__What needs to be done__. Retype the stretch of lines that starts at the line containing "Recreate this image" and ends at the line containing "from matplotlib.transforms import", inclusive. Do not include pictures.
--*--
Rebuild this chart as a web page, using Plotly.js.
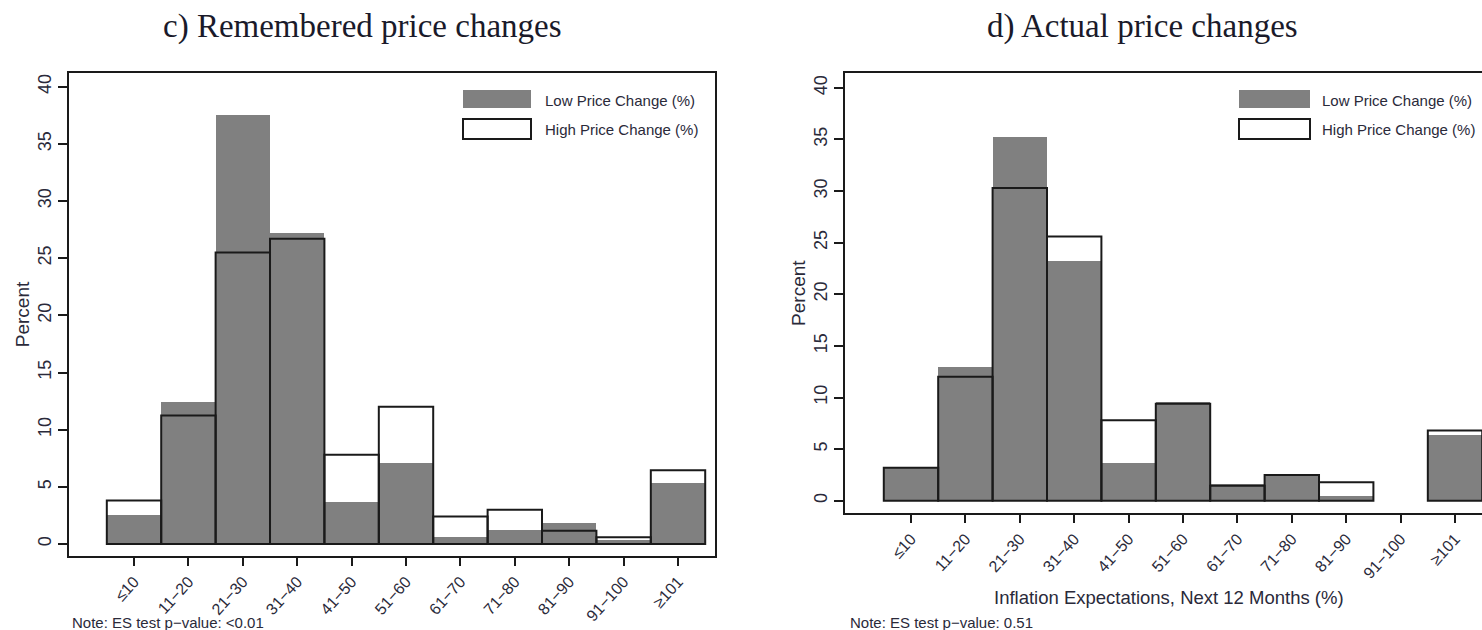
<!DOCTYPE html>
<html>
<head>
<meta charset="utf-8">
<script src="https://cdn.plot.ly/plotly-3.0.1.min.js"></script>
<style>
  html, body { margin: 0; padding: 0; background: #ffffff; }
  #chart { width: 1482px; height: 630px; }
</style>
</head>
<body>
<div id="chart"></div>
<script>
// Inflation-expectation bins (percent, next 12 months)
const categories = ['≤10', '11−20', '21−30', '31−40', '41−50', '51−60', '61−70', '71−80', '81−90', '91−100', '≥101'];

// Panel c) Remembered price changes: share of respondents per bin (%)
const rememberedLow  = [2.5, 12.4, 37.5, 27.2, 3.7, 7.1, 0.6, 1.25, 1.85, 0.35, 5.3];
const rememberedHigh = [3.8, 11.25, 25.5, 26.7, 7.8, 12.0, 2.4, 3.0, 1.15, 0.6, 6.45];

// Panel d) Actual price changes: share of respondents per bin (%)
const actualLow  = [3.2, 13.0, 35.2, 23.2, 3.7, 9.6, 1.65, 2.55, 0.5, 0, 6.4];
const actualHigh = [3.2, 12.0, 30.3, 25.6, 7.8, 9.4, 1.45, 2.5, 1.8, 0, 6.8];

const panelTitles = ['c) Remembered price changes', 'd) Actual price changes'];
const seriesNames = ['Low Price Change (%)', 'High Price Change (%)'];
const notes = ['Note: ES test p−value: <0.01', 'Note: ES test p−value: 0.51'];
const xTitle = 'Inflation Expectations, Next 12 Months (%)';
const yTitle = 'Percent';
const yTicks = [0, 5, 10, 15, 20, 25, 30, 35, 40];

const W = 1482, H = 630;
const px = x => x / W;          // pixel -> paper x
const py = y => 1 - y / H;      // pixel -> paper y

const GRAY = '#808080';
const INK = '#1a1a1a';
const TEXT = '#2a2a3a';
const SANS = 'Liberation Sans, Arial, sans-serif';
const SERIF = 'Liberation Serif, Times New Roman, serif';

// Empty bins are left out rather than drawn as a flat outline
const nonEmpty = vals => vals.map(v => (v === 0 ? null : v));

function lowTrace(vals, xa, ya) {
  return {
    type: 'bar', x: categories, y: nonEmpty(vals), xaxis: xa, yaxis: ya,
    name: seriesNames[0], showlegend: false,
    marker: { color: GRAY, line: { width: 0 } },
    width: 1, hoverinfo: 'x+y'
  };
}
function highTrace(vals, xa, ya) {
  return {
    type: 'bar', x: categories, y: nonEmpty(vals), xaxis: xa, yaxis: ya,
    name: seriesNames[1], showlegend: false,
    marker: { color: 'rgba(0,0,0,0)', line: { width: 2, color: INK } },
    width: 1, hoverinfo: 'x+y'
  };
}

const data = [
  lowTrace(rememberedLow, 'x', 'y'),
  highTrace(rememberedHigh, 'x', 'y'),
  lowTrace(actualLow, 'x2', 'y2'),
  highTrace(actualHigh, 'x2', 'y2')
];

function xAxis(domain, range, mirror) {
  return {
    domain: domain, type: 'category', range: range,
    showline: true, linecolor: INK, linewidth: 2, mirror: mirror,
    ticks: 'outside', ticklen: 8, tickwidth: 2, tickcolor: INK,
    tickangle: -48, tickfont: { family: SANS, size: 16, color: TEXT },
    showgrid: false, zeroline: false, fixedrange: true
  };
}
function yAxis(domain, range, anchor, mirror) {
  return {
    domain: domain, range: range, anchor: anchor,
    tickvals: yTicks, ticktext: yTicks.map(String),
    showline: true, linecolor: INK, linewidth: 2, mirror: mirror,
    ticks: 'outside', ticklen: 9, tickwidth: 2, tickcolor: INK,
    tickangle: -90, tickfont: { family: SANS, size: 18, color: TEXT },
    title: { text: yTitle, font: { family: SANS, size: 19, color: TEXT }, standoff: 0 },
    showgrid: false, zeroline: false, fixedrange: true
  };
}

// Legend boxes drawn as shapes, one set per panel
function legendShapes(x0, x1) {
  return [
    { type: 'rect', xref: 'paper', yref: 'paper', x0: px(x0), x1: px(x1), y0: py(108), y1: py(90),
      fillcolor: GRAY, line: { width: 0 } },
    { type: 'rect', xref: 'paper', yref: 'paper', x0: px(x0), x1: px(x1), y0: py(139), y1: py(119),
      fillcolor: '#ffffff', line: { width: 2, color: INK } }
  ];
}
function legendLabels(xText) {
  return [
    { xref: 'paper', yref: 'paper', x: px(xText), y: py(101), xanchor: 'left', yanchor: 'middle',
      text: seriesNames[0], showarrow: false, font: { family: SANS, size: 15, color: TEXT } },
    { xref: 'paper', yref: 'paper', x: px(xText), y: py(130), xanchor: 'left', yanchor: 'middle',
      text: seriesNames[1], showarrow: false, font: { family: SANS, size: 15, color: TEXT } }
  ];
}

const layout = {
  width: W, height: H,
  margin: { l: 0, r: 0, t: 0, b: 0, pad: 0 },
  paper_bgcolor: '#ffffff', plot_bgcolor: '#ffffff',
  barmode: 'overlay', bargap: 0,
  showlegend: false,
  xaxis: xAxis([px(69), px(715)], [-1.195, 10.68], true),
  yaxis: yAxis([py(556), py(73)], [-1.05, 41.2], 'x', true),
  xaxis2: Object.assign(xAxis([px(845), 1], [-1.213, 10.496], true), { anchor: 'y2' }),
  yaxis2: yAxis([py(513.3), py(73)], [-1.22, 41.44], 'x2', false),
  shapes: [].concat(legendShapes(463, 531), legendShapes(1239, 1310)),
  annotations: [
    { xref: 'paper', yref: 'paper', x: px(362), y: py(27), xanchor: 'center', yanchor: 'middle',
      text: panelTitles[0], showarrow: false, font: { family: SERIF, size: 33, color: '#1a1a2a' } },
    { xref: 'paper', yref: 'paper', x: px(1142), y: py(27), xanchor: 'center', yanchor: 'middle',
      text: panelTitles[1], showarrow: false, font: { family: SERIF, size: 33, color: '#1a1a2a' } },
    { xref: 'paper', yref: 'paper', x: px(1169), y: py(597), xanchor: 'center', yanchor: 'middle',
      text: xTitle, showarrow: false, font: { family: SANS, size: 18.5, color: TEXT } },
    { xref: 'paper', yref: 'paper', x: px(70), y: py(622), xanchor: 'left', yanchor: 'middle',
      text: notes[0], showarrow: false, font: { family: SANS, size: 15, color: TEXT } },
    { xref: 'paper', yref: 'paper', x: px(848), y: py(622), xanchor: 'left', yanchor: 'middle',
      text: notes[1], showarrow: false, font: { family: SANS, size: 15, color: TEXT } }
  ].concat(legendLabels(543), legendLabels(1320))
};

Plotly.newPlot('chart', data, layout, { displayModeBar: false, staticPlot: true });
</script>
</body>
</html>
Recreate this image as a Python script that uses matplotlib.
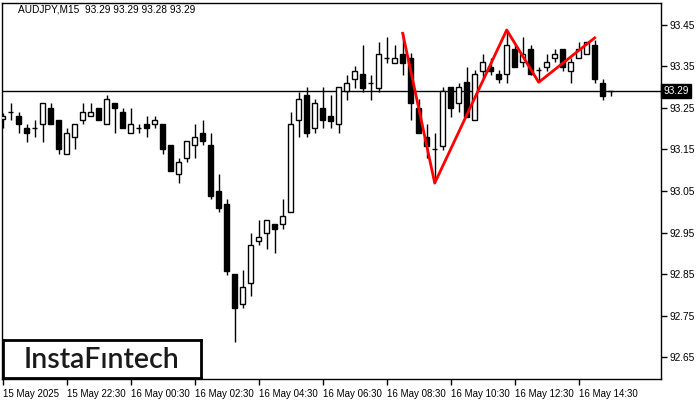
import matplotlib
matplotlib.use("Agg")
import matplotlib.pyplot as plt
from matplotlib.patches import Rectangle
from matplotlib.transforms import blended_transform_factory

# AUDJPY M15 candles, 15 May 20:30 -> 16 May 15:30
opens = [93.223, 93.240, 93.231, 93.202, 93.201, 93.211, 93.250, 93.221, 93.139, 93.180,
         93.221, 93.231, 93.250, 93.211, 93.262, 93.240, 93.190, 93.202, 93.211, 93.211,
         93.211, 93.161, 93.091, 93.130, 93.161, 93.190, 93.161, 93.050, 93.019, 92.850,
         92.778, 92.828, 92.930, 92.949, 92.970, 92.970, 92.999, 93.221, 93.281, 93.202,
         93.250, 93.231, 93.211, 93.291, 93.320, 93.332, 93.310, 93.298, 93.370, 93.358,
         93.380, 93.370, 93.250, 93.180, 93.151, 93.158, 93.301, 93.262, 93.313, 93.221,
         93.339, 93.349, 93.332, 93.332, 93.392, 93.361, 93.392, 93.342, 93.349, 93.370,
         93.392, 93.339, 93.370, 93.380, 93.402, 93.310, 93.290]
highs = [93.238, 93.262, 93.240, 93.211, 93.221, 93.262, 93.262, 93.221, 93.202, 93.211,
         93.262, 93.262, 93.250, 93.281, 93.262, 93.250, 93.250, 93.211, 93.231, 93.231,
         93.211, 93.161, 93.130, 93.170, 93.211, 93.221, 93.190, 93.091, 93.031, 92.850,
         92.860, 92.949, 92.980, 92.980, 92.970, 93.031, 93.240, 93.289, 93.301, 93.272,
         93.301, 93.281, 93.301, 93.330, 93.351, 93.402, 93.330, 93.409, 93.421, 93.402,
         93.431, 93.383, 93.272, 93.211, 93.190, 93.301, 93.301, 93.310, 93.349, 93.342,
         93.380, 93.370, 93.342, 93.438, 93.402, 93.421, 93.402, 93.349, 93.380, 93.392,
         93.392, 93.370, 93.409, 93.409, 93.414, 93.320, 93.290]
lows = [93.202, 93.221, 93.190, 93.168, 93.180, 93.168, 93.211, 93.139, 93.139, 93.151,
        93.211, 93.231, 93.221, 93.211, 93.190, 93.202, 93.190, 93.190, 93.180, 93.202,
        93.139, 93.098, 93.069, 93.120, 93.130, 93.161, 93.031, 92.999, 92.848, 92.686,
        92.768, 92.797, 92.920, 92.910, 92.901, 92.958, 92.999, 93.180, 93.180, 93.190,
        93.202, 93.202, 93.190, 93.269, 93.298, 93.289, 93.269, 93.289, 93.358, 93.358,
        93.330, 93.221, 93.190, 93.130, 93.075, 93.149, 93.228, 93.240, 93.228, 93.221,
        93.322, 93.330, 93.310, 93.310, 93.349, 93.349, 93.330, 93.313, 93.339, 93.361,
        93.339, 93.310, 93.370, 93.380, 93.310, 93.269, 93.280]
closes = [93.231, 93.241, 93.211, 93.190, 93.202, 93.262, 93.211, 93.151, 93.190, 93.211,
          93.240, 93.240, 93.221, 93.272, 93.250, 93.202, 93.211, 93.201, 93.202, 93.221,
          93.151, 93.098, 93.120, 93.170, 93.180, 93.170, 93.038, 93.009, 92.857, 92.768,
          92.819, 92.920, 92.939, 92.980, 92.958, 92.990, 93.211, 93.272, 93.190, 93.262,
          93.221, 93.219, 93.301, 93.310, 93.339, 93.298, 93.311, 93.380, 93.369, 93.370,
          93.358, 93.262, 93.190, 93.158, 93.150, 93.291, 93.250, 93.301, 93.228, 93.332,
          93.361, 93.339, 93.320, 93.402, 93.349, 93.380, 93.332, 93.341, 93.361, 93.380,
          93.349, 93.361, 93.392, 93.409, 93.320, 93.279, 93.290]

# pattern (red) line
pattern_idx = [50, 54, 63, 67, 74]
pattern_price = [93.430, 93.069, 93.438, 93.312, 93.419]

last_price = 93.29
yticks = [92.65, 92.75, 92.85, 92.95, 93.05, 93.15, 93.25, 93.35, 93.45]
xtick_idx = [0, 8, 16, 24, 32, 40, 48, 56, 64, 72]
xtick_labels = ["15 May 2025", "15 May 22:30", "16 May 00:30", "16 May 02:30", "16 May 04:30",
                "16 May 06:30", "16 May 08:30", "16 May 10:30", "16 May 12:30", "16 May 14:30"]

plt.rcParams["font.family"] = ["Liberation Sans", "DejaVu Sans"]

fig = plt.figure(figsize=(7, 4), dpi=100)
ax = fig.add_axes([2 / 700, 21 / 400, 658.7 / 700, 376 / 400])

w = 0.62
for i in range(len(opens)):
    o, h, l, c = opens[i], highs[i], lows[i], closes[i]
    ax.vlines(i, l, h, color="black", linewidth=1, zorder=2)
    lo, hi = min(o, c), max(o, c)
    if hi - lo < 0.002:
        ax.hlines(o, i - w / 2, i + w / 2, color="black", linewidth=1, zorder=3)
    else:
        face = "white" if c > o else "black"
        ax.add_patch(Rectangle((i - w / 2, lo), w, hi - lo, facecolor=face,
                               edgecolor="black", linewidth=1, zorder=3))

ax.axhline(last_price, color="black", linewidth=1, zorder=1)
ax.plot(pattern_idx, pattern_price, color="#ff0000", linewidth=2, zorder=4)

ax.set_xlim(-0.09, 82.25)
ax.set_ylim(92.597, 93.503)
ax.yaxis.tick_right()
ax.set_yticks(yticks)
ax.set_yticklabels([f"{v:.2f}" for v in yticks], fontsize=7.3)
ax.set_xticks(xtick_idx)
ax.set_xticklabels(xtick_labels, fontsize=7, ha="left")
ax.tick_params(axis="both", direction="out", length=4, width=1, color="black", pad=2)
ax.tick_params(axis="x", pad=3)
for s in ax.spines.values():
    s.set_linewidth(1)
    s.set_color("black")

tr = blended_transform_factory(ax.transAxes, ax.transData)
ax.text(1.004, last_price, f"{last_price:.2f}", transform=tr, fontsize=7.3, color="white",
        va="center", ha="left",
        bbox=dict(boxstyle="square,pad=0.2", facecolor="black", edgecolor="black"))

fig.text(18 / 700, 1 - 10 / 400, "AUDJPY,M15  93.29 93.29 93.28 93.29", fontsize=7.3,
         va="center", ha="left", color="black")

# logo box
lax = fig.add_axes([3 / 700, 1 - 378 / 400, 198 / 700, 38 / 400])
lax.set_xticks([])
lax.set_yticks([])
for s in lax.spines.values():
    s.set_linewidth(2)
lax.text(0.5, 0.47, "InstaF\u0131ntech", fontsize=20.5, family="Lato", fontweight="semibold",
         ha="center", va="center", color="#1a1a1a", transform=lax.transAxes)

fig.savefig("out.png", dpi=100)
--*--
__Answer for the task__.
Recreate this image as a Python script that uses matplotlib.
import matplotlib
matplotlib.use("Agg")
import matplotlib.pyplot as plt
from matplotlib.patches import Rectangle
from matplotlib.transforms import blended_transform_factory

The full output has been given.